By ZeeNews.com January 2,2013

Beijing: Deploying its maritime vessels for patrolling in the disputed South China Sea, China has asked Vietnam not to implement its new maritime law, affirming sovereignty over the contested islands and cautioned Hanoi that the move would escalate bilateral tensions.

Chinese Foreign Ministry spokesperson Hua Chunyang in a statement here urged Vietnam to refrain from taking any actions that complicate and escalate issues between the two countries, as the Vietnamese maritime law came into effective from yesterday.

Hua stressed China has indisputable sovereignty over the islands called by China Xisha and Nansha Islands and Paracel islands by Vietnam.

"Any claim raised by any other country and any action taken by any other nation to territorial sovereignty over the islands and waters are illegal and invalid," Hua said, adding China is deeply concerned about the negative impact of the implementation of the law.

In June, the Vietnam National Assembly passed the "Vietnamese Law of the Sea," describing the Islands as being within Vietnam's sovereignty and jurisdiction.

Consequently Vietnam had set up a fishery bureau with powers to maritime patrol, check the ships of other countries and investigate any violations.

To counter Hanoi's move China's Hainan Province passed a regulation related to ocean security, affirming China's stand to protect its maritime security.

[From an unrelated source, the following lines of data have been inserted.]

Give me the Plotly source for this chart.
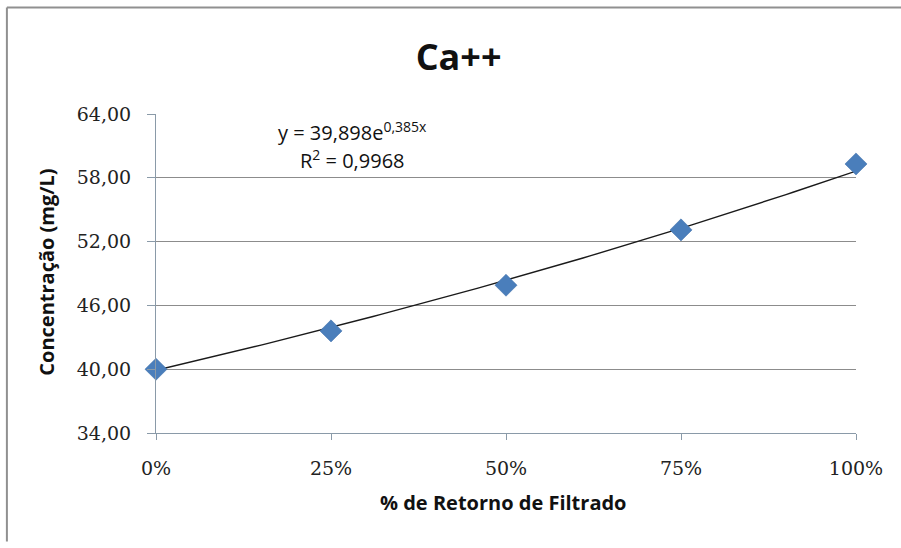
import numpy as np
import plotly.graph_objects as go

# Measured calcium concentration vs. filtrate return fraction
retorno = [0.0, 0.25, 0.50, 0.75, 1.0]
concentracao = [40.0, 43.6, 47.9, 53.1, 59.3]

# Exponential trendline parameters (y = a * e^(b x))
coef_a = 39.898
coef_b = 0.385
r2 = 0.9968

y_ticks = [34, 40, 46, 52, 58, 64]
x_ticks = [0.0, 0.25, 0.50, 0.75, 1.0]
x_tick_labels = ["0%", "25%", "50%", "75%", "100%"]

x_fit = np.linspace(0, 1, 101)
y_fit = coef_a * np.exp(coef_b * x_fit)

fig = go.Figure()
fig.add_trace(go.Scatter(
    x=x_fit, y=y_fit, mode="lines",
    line=dict(color="#1a1a1a", width=1.4),
    hoverinfo="skip", showlegend=False,
))
fig.add_trace(go.Scatter(
    x=retorno, y=concentracao, mode="markers",
    marker=dict(symbol="diamond", size=17, color="#4a7ebb",
                line=dict(color="#3f6fa8", width=0.5)),
    showlegend=False, cliponaxis=False,
))

tick_font = dict(family="DejaVu Serif", size=19, color="#222")
label_font = dict(family="Open Sans", size=20, color="#111")
eq_font = dict(family="Open Sans", size=20, color="#111")
axis_col = "#8a9aa8"

fig.update_layout(
    width=901, height=548,
    margin=dict(l=156, r=45, t=114, b=115),
    paper_bgcolor="white", plot_bgcolor="white",
    separators=",.",
    title=dict(text="<b>Ca++</b>", x=0.509, xanchor="center",
               y=0.896, yanchor="middle",
               font=dict(family="Open Sans", size=36, color="#111")),
    xaxis=dict(
        range=[0, 1], tickvals=x_ticks, ticktext=x_tick_labels,
        showgrid=False, zeroline=False,
        showline=True, linecolor=axis_col, linewidth=1,
        ticks="outside", ticklen=6, tickcolor=axis_col,
        ticklabelstandoff=12,
        tickfont=tick_font,
    ),
    yaxis=dict(
        range=[34, 64], tickvals=y_ticks, tickformat=".2f",
        showgrid=True, gridcolor="#8c8c8c", gridwidth=1,
        zeroline=False,
        showline=True, linecolor=axis_col, linewidth=1,
        ticks="outside", ticklen=8, tickcolor=axis_col,
        ticklabelstandoff=12,
        tickfont=tick_font,
    ),
    annotations=[
        dict(xref="paper", yref="paper", x=0.28, y=0.946,
             xanchor="center", yanchor="middle", showarrow=False,
             text=f"y = {coef_a:.3f}e<sup>{coef_b:.3f}x</sup>".replace(".", ","),
             font=eq_font),
        dict(xref="paper", yref="paper", x=0.28, y=0.858,
             xanchor="center", yanchor="middle", showarrow=False,
             text=f"R<sup>2</sup> = {r2:.4f}".replace(".", ","),
             font=eq_font),
        dict(xref="paper", yref="paper", x=0.497, y=-0.219,
             xanchor="center", yanchor="middle", showarrow=False,
             text="<b>% de Retorno de Filtrado</b>", font=label_font),
        dict(xref="paper", yref="paper", x=-0.156, y=0.505,
             xanchor="center", yanchor="middle", showarrow=False,
             textangle=-90,
             text="<b>Concentração (mg/L)</b>", font=label_font),
    ],
    shapes=[
        dict(type="line", xref="paper", yref="paper",
             x0=-0.213, x1=1.2, y0=1.334, y1=1.334,
             line=dict(color="#909090", width=2)),
        dict(type="line", xref="paper", yref="paper",
             x0=-0.213, x1=-0.213, y0=1.334, y1=-0.34,
             line=dict(color="#909090", width=2)),
    ],
)

fig.write_html("out.html")
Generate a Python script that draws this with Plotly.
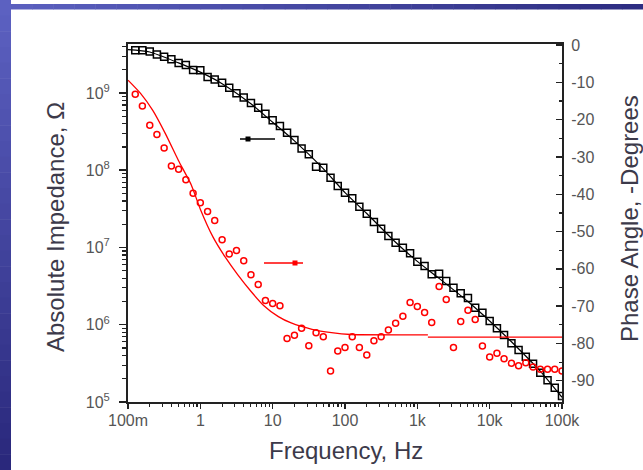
import plotly.graph_objects as go

# ---------------- data ----------------
freq_hz = [0.126, 0.158, 0.2, 0.251, 0.316, 0.398, 0.501, 0.631, 0.794, 1,
           1.26, 1.58, 2, 2.51, 3.16, 3.98, 5.01, 6.31, 7.94, 10,
           12.6, 15.8, 20, 25.1, 31.6, 39.8, 50.1, 63.1, 79.4, 100,
           126, 158, 200, 251, 316, 398, 501, 631, 794, 1000,
           1260, 1580, 2000, 2510, 3160, 3980, 5010, 6310, 7940, 10000,
           12600, 15800, 20000, 25100, 31600, 39800, 50100, 63100, 79400, 100000]

impedance_ohm = [3.57e9, 3.57e9, 3.44e9, 3.16e9, 2.95e9, 2.73e9, 2.44e9, 2.30e9, 1.99e9, 1.97e9,
                 1.61e9, 1.50e9, 1.36e9, 1.17e9, 9.91e8, 8.71e8, 7.43e8, 6.46e8, 5.40e8, 4.44e8,
                 3.74e8, 3.06e8, 2.47e8, 1.91e8, 1.61e8, 1.11e8, 1.08e8, 8.02e7, 6.25e7, 5.13e7,
                 4.34e7, 3.37e7, 2.74e7, 2.14e7, 1.75e7, 1.41e7, 1.15e7, 9.93e6, 8.41e6, 6.55e6,
                 5.75e6, 4.50e6, 4.58e6, 3.68e6, 3.02e6, 2.55e6, 2.22e6, 1.66e6, 1.43e6, 1.12e6,
                 8.99e5, 7.36e5, 5.75e5, 4.71e5, 3.86e5, 3.13e5, 2.40e5, 1.91e5, 1.53e5, 1.20e5]

phase_deg = [-13.2, -16.3, -21.5, -24.0, -27.6, -32.4, -33.3, -36.1, -39.7, -42.3,
             -44.6, -47.0, -52.2, -56.0, -55.1, -57.8, -61.6, -64.2, -68.5, -69.3,
             -69.9, -78.7, -77.8, -75.9, -80.6, -77.1, -78.2, -87.4, -82.0, -81.1,
             -78.2, -81.1, -83.1, -79.3, -78.2, -76.4, -74.6, -72.7, -69.0, -70.1,
             -71.7, -74.4, -64.7, -68.2, -81.1, -74.1, -71.1, -73.6, -80.7, -83.6,
             -82.6, -84.1, -85.3, -86.0, -85.2, -86.3, -86.9, -86.9, -86.9, -87.4]

fit_freq_hz = [0.1, 0.2, 0.5, 1, 2, 5, 10, 20, 50, 100, 200, 500,
               1000, 2000, 5000, 10000, 20000, 50000, 100000]
fit_impedance_ohm = [3.63e9, 3.39e9, 2.45e9, 1.86e9, 1.32e9, 7.24e8, 4.17e8, 2.40e8, 1.05e8,
                     5.13e7, 2.75e7, 1.17e7, 6.61e6, 3.98e6, 2.00e6, 1.12e6, 6.03e5, 2.51e5, 1.15e5]

# phase fit: low-frequency curve, then flat high-frequency part after a small step
phase_fit_freq_hz = [0.1, 0.15, 0.22, 0.33, 0.5, 0.75, 1.0, 1.5, 2.2, 3.3, 5, 7.5,
                     12, 18, 35, 65, 120, 1400]
phase_fit_deg = [-9.4, -13.0, -17.5, -23.8, -31.0, -37.5, -44.0, -51.5, -56.8, -61.6, -66.0, -69.8,
                 -72.8, -74.5, -76.2, -77.1, -77.6, -77.7]
phase_fit_hf_freq_hz = [1400, 100000]
phase_fit_hf_deg = [-78.3, -78.3]

x_tick_vals = [0.1, 1, 10, 100, 1000, 10000, 100000]
x_tick_text = ["100m", "1", "10", "100", "1k", "10k", "100k"]
y_tick_vals = [1e5, 1e6, 1e7, 1e8, 1e9]
y_tick_text = ["10<sup>5</sup>", "10<sup>6</sup>", "10<sup>7</sup>", "10<sup>8</sup>", "10<sup>9</sup>"]
y2_tick_vals = [0, -10, -20, -30, -40, -50, -60, -70, -80, -90]
y2_tick_text = ["0", "-10", "-20", "-30", "-40", "-50", "-60", "-70", "-80", "-90"]

# ---------------- figure ----------------
W, H = 643, 470
L, R, T, B = 128, 81, 44, 68
PW, PH = W - L - R, H - T - B

def px(xp):
    return (xp - L) / PW

def py(yp):
    return (H - B - yp) / PH

FONT = "Liberation Sans, Arial, sans-serif"
AX = "#222222"
TICKC = "#555555"
TICKFS = 16

fig = go.Figure()
fig.add_trace(go.Scatter(x=fit_freq_hz, y=fit_impedance_ohm, mode="lines",
                         line=dict(color="black", width=1.2, shape="spline", smoothing=0.6),
                         hoverinfo="skip"))
fig.add_trace(go.Scatter(x=freq_hz, y=impedance_ohm, mode="markers",
                         marker=dict(symbol="square-open", size=7, color="black",
                                     line=dict(width=1.5, color="black"))))
fig.add_trace(go.Scatter(x=phase_fit_freq_hz, y=phase_fit_deg, mode="lines", yaxis="y2",
                         line=dict(color="#ff0000", width=1.3, shape="spline", smoothing=0.5),
                         hoverinfo="skip"))
fig.add_trace(go.Scatter(x=phase_fit_hf_freq_hz, y=phase_fit_hf_deg, mode="lines", yaxis="y2",
                         line=dict(color="#ff0000", width=1.3), hoverinfo="skip"))
fig.add_trace(go.Scatter(x=freq_hz, y=phase_deg, mode="markers", yaxis="y2",
                         marker=dict(symbol="circle-open", size=6, color="#ff0000",
                                     line=dict(width=1.5, color="#ff0000"))))

minor_x = [m * 10 ** e for e in range(-1, 5) for m in range(2, 10)]
minor_y = [m * 10 ** e for e in range(5, 10) for m in range(2, 10)]

fig.update_layout(
    width=W, height=H, autosize=False,
    margin=dict(l=L, r=R, t=T, b=B, pad=0, autoexpand=False),
    paper_bgcolor="white", plot_bgcolor="white",
    showlegend=False,
    font=dict(family=FONT, size=TICKFS, color=TICKC),
    xaxis=dict(type="log", range=[-1, 5], tickmode="array", tickvals=x_tick_vals, ticktext=x_tick_text,
               ticks="outside", ticklen=5, tickwidth=1.5, tickcolor=AX, automargin=False,
               ticklabelstandoff=-2,
               showline=True, linewidth=2, linecolor=AX, mirror=True,
               showgrid=False, zeroline=False,
               tickfont=dict(family=FONT, size=TICKFS, color=TICKC),
               minor=dict(tickmode="array", tickvals=minor_x, ticks="outside", ticklen=3,
                          tickwidth=1.2, tickcolor=AX, showgrid=False)),
    yaxis=dict(type="log", range=[5, 9.634], tickmode="array", tickvals=y_tick_vals, ticktext=y_tick_text,
               ticks="outside", ticklen=7, tickwidth=1.5, tickcolor=AX, automargin=False,
               ticklabelstandoff=6,
               showline=True, linewidth=2, linecolor=AX, mirror=False,
               showgrid=False, zeroline=False,
               tickfont=dict(family=FONT, size=TICKFS, color=TICKC),
               minor=dict(tickmode="array", tickvals=minor_y, ticks="outside", ticklen=4,
                          tickwidth=1.2, tickcolor=AX, showgrid=False)),
    yaxis2=dict(overlaying="y", side="right", range=[-95.7, 0.3], tickmode="array",
                tickvals=y2_tick_vals, ticktext=y2_tick_text, automargin=False,
                ticks="inside", ticklen=6, tickwidth=1.5, tickcolor=AX,
                ticklabelstandoff=4,
                showline=True, linewidth=2, linecolor=AX,
                showgrid=False, zeroline=False,
                tickfont=dict(family=FONT, size=TICKFS, color=TICKC),
                minor=dict(tickmode="linear", tick0=0, dtick=5, ticks="inside", ticklen=3,
                           tickwidth=1.2, tickcolor=AX, showgrid=False)),
)

TITLEC = "#3c3a4a"
TITLEFS = 24
fig.add_annotation(text="Frequency, Hz", xref="paper", yref="paper", x=px(346), y=py(450),
                   showarrow=False, font=dict(family=FONT, size=TITLEFS, color=TITLEC),
                   xanchor="center", yanchor="middle")
fig.add_annotation(text="Absolute Impedance, \u03a9", xref="paper", yref="paper", x=px(55), y=py(227),
                   showarrow=False, textangle=-90, font=dict(family=FONT, size=TITLEFS, color=TITLEC),
                   xanchor="center", yanchor="middle")
fig.add_annotation(text="Phase Angle, -Degrees", xref="paper", yref="paper", x=px(629), y=py(219),
                   showarrow=False, textangle=-90, font=dict(family=FONT, size=TITLEFS, color=TITLEC),
                   xanchor="center", yanchor="middle")

shapes = []
# series-to-axis indicators
shapes.append(dict(type="line", xref="paper", yref="paper", x0=px(240), x1=px(275), y0=py(139), y1=py(139),
                   line=dict(color="black", width=1.5)))
shapes.append(dict(type="rect", xref="paper", yref="paper", x0=px(245.5), x1=px(250.5),
                   y0=py(141.5), y1=py(136.5), fillcolor="black", line=dict(width=0)))
shapes.append(dict(type="line", xref="paper", yref="paper", x0=px(264), x1=px(303), y0=py(263), y1=py(263),
                   line=dict(color="#ff0000", width=1.5)))
shapes.append(dict(type="rect", xref="paper", yref="paper", x0=px(292.5), x1=px(297.5),
                   y0=py(265.5), y1=py(260.5), fillcolor="#ff0000", line=dict(width=0)))

# blue slide frame (gradient built from thin strips)
def lerp(c1, c2, t):
    return "rgb(%d,%d,%d)" % tuple(round(a + (b - a) * t) for a, b in zip(c1, c2))

n = 30
for i in range(n):
    y0p = H * i / n
    y1p = H * (i + 1) / n + 0.5
    shapes.append(dict(type="rect", xref="paper", yref="paper", x0=px(0), x1=px(11),
                       y0=py(y0p), y1=py(y1p), fillcolor=lerp((92, 97, 193), (42, 40, 124), i / (n - 1)),
                       line=dict(width=0), layer="above"))
for i in range(n):
    x0p = 11 + (W - 11) * i / n
    x1p = 11 + (W - 11) * (i + 1) / n + 0.5
    shapes.append(dict(type="rect", xref="paper", yref="paper", x0=px(x0p), x1=px(x1p),
                       y0=py(4), y1=py(9.5), fillcolor=lerp((90, 95, 190), (45, 45, 130), i / (n - 1)),
                       line=dict(width=0), layer="above"))
fig.update_layout(shapes=shapes)

fig.write_html("out.html", config={"displayModeBar": False, "staticPlot": True},
               post_script="document.body.style.margin='0';document.body.style.overflow='hidden';")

Under this, several measures can be taken against foreign ships that illegally enter China's territory.

In November last year, the local legislature of China's Hainan authorised provincial border police to board or seize foreign ships that illegally enter the province's waters and order them to change course or stop sailing from January 1.

Yesterday, Chinese state-run Xinhua news agency reported China's marine surveillance ships began patrolling the South China Sea implementing the order authorising its border Police to board and search ships entering the area considered as its territorial waters.

China's State Oceanic Administration said its vessels Haijian 75 and Haijian 84, aided by the surveillance aircraft B-3843 patrolled waters near the Beibu Gulf of the South China Sea, where Vietnam recently complained of harassment of Chinese vessels obstructing its survey ship. China virtually claims ownership to the entire South China Sea.

Besides Vietnam, the Philippines, Malaysia, Brunei and Taiwan have disputes with China over the disputed islands in the South China Sea as well as the extent of territorial waters. The Philippines and Vietnam have raised objections over the maps printed in China's e-passports claiming the sovereignty over the disputed areas.